Roma – 24 febbraio 2015 – Il Consiglio dei Ministri del 27 febbraio dovrebbe partorire la tanto annunciata riforma della scuola. Tra le novità, ce ne saranno alcune che riguarderanno i figli di immigrati che siedono tra i banchi, ad esempio per quanto riguarda la prima accoglienza, con l'insegnamento dell'italiano come seconda lingua.
L’integrazione di questi ragazzi sarà uno “dei punti cardine del decreto ‘La Buona Scuola’”, perché “la scuola è la base, la cornice ideale per diventare cittadini sostanziali” ha detto giovedì scorso a Roma il ministro dell'Istruzione Stefania Giannini. Apriva un evento intitolato ‘Le scuole in contesti multiculturali. Promuovere e governare l’integrazione’, al quale hanno partecipato 250 fra presidi, insegnanti, studenti, genitori e rappresentanti di associazioni.
“Vogliamo fornire alle istituzioni scolastiche gli strumenti scientifici, didattici e organizzativi adeguati e dare centralità alla formazione linguistica perché la lingua è passaporto di comunicazione e integrazione” ha sottolineato Giannini. Con l'occasione, è stata presentata una sintesi del nuovo rapporto “Alunni con cittadinanza non italiana. Tra difficoltà e successi”, realizzato dal ministero e dall'Ismu e in corso di pubblicazione.
Il rapporto mostra il nuovo volto della nostra scuola, dove nell'anno scolastico 2003/2004 c'erano quasi 803 mila bambini e ragazzi con cittadinanza non italiana, il 9% del totale degli alunni. Rispetto al 2001/2002, quando erano 196 mila e rappresentavano il 2,2% della popolazione scolastica, sono quadruplicati.
Se si crede a quello che c'è scritto sui loro documenti, i più numerosi sono gli studenti romeni (154.621), albanesi (107.847) e marocchini (101.176), ma continuare a considerarli stranieri è un errore da matita rossa. Anche perché oltre la metà di queste nuove leve (per la precisione 415.283, il 51,7 per cento) è nato in Italia e presto o tardi, piaccia o no ai nostri legislatori, prenderà la cittadinanza italiana.

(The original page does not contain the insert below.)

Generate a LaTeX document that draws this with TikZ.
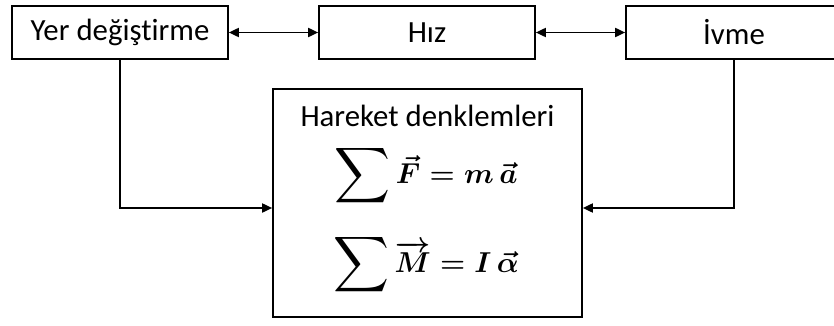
\documentclass[tikz,border=0pt]{standalone}
\usepackage{amsmath,amssymb}
\usepackage{graphicx}
\usepackage{fontspec}
\setmainfont[Ligatures=NoCommon]{Carlito}
\usepackage{tikz}
\usetikzlibrary{arrows.meta}
\newcommand{\buyuktoplam}{\mathop{\vcenter{\hbox{\scalebox{1.25}{$\displaystyle\sum$}}}}}

\begin{document}
\begin{tikzpicture}[x=0.5pt,y=-0.5pt,
	kutu/.style={draw,line width=0.9pt,minimum width=108pt,minimum height=26.5pt,inner sep=0pt,font=\fontsize{15.4}{18}\selectfont},
	bag/.style={line width=0.7pt,-{Triangle[length=5pt,width=4.6pt]}},
	yazi/.style={font=\fontsize{15.4}{18}\selectfont,inner sep=0pt},
	denklem/.style={font=\fontsize{15.5}{18}\selectfont\boldmath,inner sep=0pt}]
\useasboundingbox (0,0) rectangle (834,326);
\node[kutu] (yer) at (120,32.5) {Yer değiştirme};
				\node[kutu] (hiz) at (427,32.5) {Hız};
				\node[kutu] (ivme) at (734,32.5) {İvme};
				\node[draw,line width=0.9pt,minimum width=154.5pt,minimum height=114pt] (denk) at (427.5,203) {};
				\node[yazi] (baslik) at (427.5,116) {Hareket denklemleri};
				\node[denklem] (newton) at (426,176) {$\buyuktoplam \vec{F} = m\,\vec{a}$};
				\node[denklem] (euler) at (426,265) {$\buyuktoplam \overrightarrow{M} = I\,\vec{\alpha}$};

\draw[bag,{Triangle[length=5pt,width=4.6pt]}-{Triangle[length=5pt,width=4.6pt]}] (yer) -- (hiz);
				\draw[bag,{Triangle[length=5pt,width=4.6pt]}-{Triangle[length=5pt,width=4.6pt]}] (hiz) -- (ivme);
				\draw[bag] (yer.south) |- (denk.west |- 0,208);
				\draw[bag] (ivme.south) |- (denk.east |- 0,208);
		\end{tikzpicture}
\end{document}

Piuttosto, bisognerebbe ragionare sulle difficoltà che questi alunni incontrano nel loro percorso scolastico. Il rapporto sottolinea infatti come i loro tassi di ritardo e ripetenza siano sensibilmente più alti rispetto a quelli degli italiani, in tutti gli ordini scolastici. Un gap da colmare perché la scuola sia davvero “buona” per tutti.